On February 15th, 1820 Susan Brownell Anthony came into the world. She grew up in a home that was strongly anti-slavery, and as a teenager became active in the anti-slavery and temperance movements. A few years later, Susan read about a speech that Lucy Stone gave at the first National Women's Rights Convention in Worcester, Massachusetts. From this moment Susan devoted her life to the cause of women's rights.

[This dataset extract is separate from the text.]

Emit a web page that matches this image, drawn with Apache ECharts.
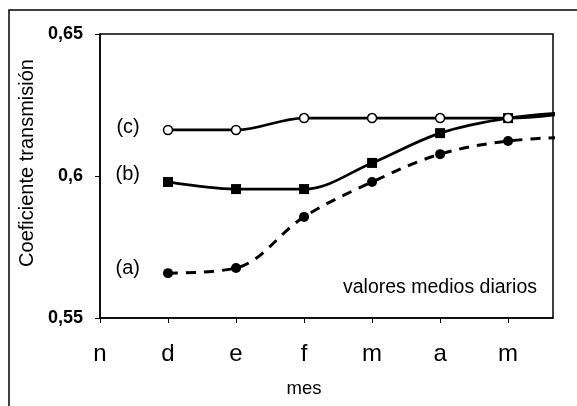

In honor of this great lady's birthday, I have a picture book for you that is about how one little girl in California was affected by Susan's words and deeds. 

Claire Rudolf Murphy
Illustrated by Stacey Schuett
Historical Fiction Picture Book
For ages 7 to 10
Peachtree, 2011, 978-1-56145-593-5
   Bessie is very annoyed because her father and brothers won’t take her hiking with them. They think that girls belong at home, and that “strenuous exercise is not for girls,” which is nonsense of course.  After all, she can ride her bicycle faster than everyone who lives on her block, including her brothers. It is very irritating to be thus excluded because of her sex, and Bessie complains to her mother.
   Bessie’s mother invites Bessie to help her get the house ready for Susan B. Anthony’s visit that afternoon. Bessie looks at Susan B. Anthony’s photo in the newspaper and thinks that she looks like a “crabby old lady.” Bessie soon finds out that the old lady in question is a force to be reckoned with, but she is also a willing to listen to Bessie’s problems
   The next day, Bessie goes to hear Susan B. Anthony speak at the Golden Gate Auditorium, and she begins to understand that getting votes for women is important for many reasons. Bessie and her friend Rita decide to help with the cause. They learn that there are children all over the country who have to work instead of being able to go to school. Perhaps, if women could vote, laws would be put in place that would help “adults and children.”
   This book is based on the real story about Bessie Keith Pond and the 1896 suffrage campaign in California. Just like the Bessie described in the story, the real Bessie’s family members were strong supporters of the suffrage movement, and Bessie was close friends with Susan B. Anthony.
   As they read this book, young readers will come to realize why gaining the vote mattered so much to so many. Through Bessie’s eyes they will see how women and girls were discriminated against, and what they had to put up with as they fought for the right to vote.
   At the back of the book, the author provides her readers with further information about Bessie Keith Pond, the California suffrage campaign, Susan B. Anthony, and the history of the American suffrage movement with a timeline.

1 comment:

BlakeHerz said...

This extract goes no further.